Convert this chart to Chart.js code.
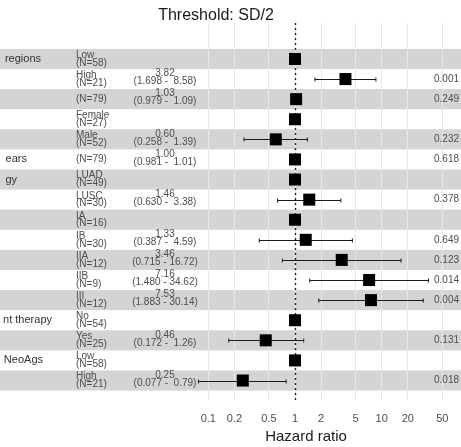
<!DOCTYPE html>
<html>
<head>
<meta charset="utf-8">
<script src="https://cdn.jsdelivr.net/npm/chart.js@4"></script>
<style>
html,body{margin:0;padding:0;background:#fff}
</style>
</head>
<body>
<canvas id="forest" width="461" height="447"></canvas>
<script>
// one entry per row, top to bottom
const varNames=['regions','','','','','ears','gy','','','','','','','nt therapy','','NeoAgs',''];
const levels=['Low','High','','Female','Male','','LUAD','LUSC','IA','IB','IIA','IIB','III','No','Yes','Low','High'];
const counts=[58,21,79,27,52,79,49,30,16,30,12,9,12,54,25,58,21];
const hr=[1,3.82,1.03,1,0.60,1.00,1,1.46,1,1.33,3.46,7.16,7.53,1,0.46,1,0.25];
const ciLow=[null,1.698,0.979,null,0.258,0.981,null,0.630,null,0.387,0.715,1.480,1.883,null,0.172,null,0.077];
const ciHigh=[null,8.58,1.09,null,1.39,1.01,null,3.38,null,4.59,16.72,34.62,30.14,null,1.26,null,0.79];
const pValues=['','0.001','0.249','','0.232','0.618','','0.378','','0.649','0.123','0.014','0.004','','0.131','','0.018'];
const xTicks=[0.1,0.2,0.5,1,2,5,10,20,50];

const FONT='"Liberation Sans", Arial, sans-serif';
const TXT='#4d4d4d';

const forestPlugin={
  id:'forest',
  beforeDraw(chart){
    // zebra bands across the whole width
    const {ctx,scales:{y}}=chart;
    ctx.save();
    ctx.fillStyle='#d4d4d4';
    levels.forEach((_,i)=>{
      if(i%2) return;
      const top=y.getPixelForValue(i-0.5), bot=y.getPixelForValue(i+0.5);
      ctx.fillRect(0,top,chart.width,bot-top);
    });
    ctx.restore();
  },
  beforeDatasetsDraw(chart){
    const {ctx,chartArea,scales:{x,y}}=chart;
    ctx.save();
    // reference line at HR = 1
    const x1=Math.round(x.getPixelForValue(1))+0.5;
    ctx.strokeStyle='#222';
    ctx.lineWidth=1.4;
    ctx.setLineDash([2,3]);
    ctx.beginPath();
    ctx.moveTo(x1,chartArea.top);
    ctx.lineTo(x1,chartArea.bottom);
    ctx.stroke();
    ctx.setLineDash([]);
    // confidence intervals
    ctx.strokeStyle='#1a1a1a';
    ctx.lineWidth=1;
    hr.forEach((_,i)=>{
      if(ciLow[i]==null) return;
      const yy=Math.round(y.getPixelForValue(i))+0.5;
      const a=x.getPixelForValue(ciLow[i]), b=x.getPixelForValue(ciHigh[i]);
      ctx.beginPath();
      ctx.moveTo(a,yy);ctx.lineTo(b,yy);
      ctx.moveTo(a,yy-2);ctx.lineTo(a,yy+2);
      ctx.moveTo(b,yy-2);ctx.lineTo(b,yy+2);
      ctx.stroke();
    });
    ctx.restore();
  },
  afterDraw(chart){
    const {ctx,scales:{y}}=chart;
    ctx.save();
    ctx.textBaseline='middle';
    // title
    ctx.fillStyle='#1a1a1a';
    ctx.font='16px '+FONT;
    ctx.textAlign='center';
    ctx.fillText('Threshold: SD/2',216,16);
    levels.forEach((lev,i)=>{
      const c=y.getPixelForValue(i);
      if(varNames[i]){
        ctx.fillStyle='#333';
        ctx.font='11px '+FONT;
        ctx.textAlign='right';
        const right={regions:41,ears:27,gy:17,'nt therapy':52,NeoAgs:43}[varNames[i]];
        ctx.fillText(varNames[i],right,c);
      }
      ctx.fillStyle=TXT;
      ctx.font='10px '+FONT;
      ctx.textAlign='left';
      const n='(N='+counts[i]+')';
      if(lev){
        ctx.fillText(lev,76,c-3.8);
        ctx.fillText(n,76,c+4);
      }else{
        ctx.fillText(n,76,c);
      }
      if(ciLow[i]!=null){
        ctx.textAlign='center';
        ctx.fillText(hr[i].toFixed(2),165,c-5.5);
        const ci='('+ciLow[i].toFixed(3)+' - '+ciHigh[i].toFixed(2).padStart(5,' ')+')';
        ctx.fillText(ci,165,c+2.5);
      }
      if(pValues[i]){
        ctx.textAlign='left';
        ctx.fillText(pValues[i],434,c);
      }
    });
    ctx.restore();
  }
};

new Chart(document.getElementById('forest'),{
  type:'scatter',
  data:{datasets:[{
    data:hr.map((v,i)=>({x:v,y:i})),
    pointStyle:'rect',
    pointRadius:8.5,
    pointHoverRadius:8.5,
    backgroundColor:'#000',
    borderWidth:0
  }]},
  options:{
    responsive:false,
    animation:false,
    devicePixelRatio:1,
    layout:{autoPadding:false,padding:{left:151,right:0,top:23,bottom:1}},
    plugins:{legend:{display:false},tooltip:{enabled:false}},
    scales:{
      x:{
        type:'logarithmic',
        min:0.02183,max:82.16,
        afterBuildTicks:s=>{s.ticks=xTicks.map(v=>({value:v}));},
        afterFit:s=>{s.height=46;s.paddingLeft=0;s.paddingRight=0;},
        ticks:{callback:v=>String(v),autoSkip:false,maxRotation:0,
          font:{family:FONT,size:11},color:TXT,padding:12},
        grid:{color:'#e8e8e8',drawTicks:false},
        border:{display:false},
        title:{display:true,text:'Hazard ratio',color:'#1a1a1a',
          font:{family:FONT,size:15},padding:{top:3,bottom:0}}
      },
      y:{type:'linear',reverse:true,min:-1.79,max:16.97,display:false}
    }
  },
  plugins:[forestPlugin]
});
</script>
</body>
</html>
::::
**WHAT YOU WILL DO**
Restate exactly, please, only the lines between the start of the data and the line containing "const TXT='#4d4d4d';", both ends included, skipping the pictures.

**TASK OUTPUT**
Convert this chart to Chart.js code.
<!DOCTYPE html>
<html>
<head>
<meta charset="utf-8">
<script src="https://cdn.jsdelivr.net/npm/chart.js@4"></script>
<style>
html,body{margin:0;padding:0;background:#fff}
</style>
</head>
<body>
<canvas id="forest" width="461" height="447"></canvas>
<script>
// one entry per row, top to bottom
const varNames=['regions','','','','','ears','gy','','','','','','','nt therapy','','NeoAgs',''];
const levels=['Low','High','','Female','Male','','LUAD','LUSC','IA','IB','IIA','IIB','III','No','Yes','Low','High'];
const counts=[58,21,79,27,52,79,49,30,16,30,12,9,12,54,25,58,21];
const hr=[1,3.82,1.03,1,0.60,1.00,1,1.46,1,1.33,3.46,7.16,7.53,1,0.46,1,0.25];
const ciLow=[null,1.698,0.979,null,0.258,0.981,null,0.630,null,0.387,0.715,1.480,1.883,null,0.172,null,0.077];
const ciHigh=[null,8.58,1.09,null,1.39,1.01,null,3.38,null,4.59,16.72,34.62,30.14,null,1.26,null,0.79];
const pValues=['','0.001','0.249','','0.232','0.618','','0.378','','0.649','0.123','0.014','0.004','','0.131','','0.018'];
const xTicks=[0.1,0.2,0.5,1,2,5,10,20,50];

const FONT='"Liberation Sans", Arial, sans-serif';
const TXT='#4d4d4d';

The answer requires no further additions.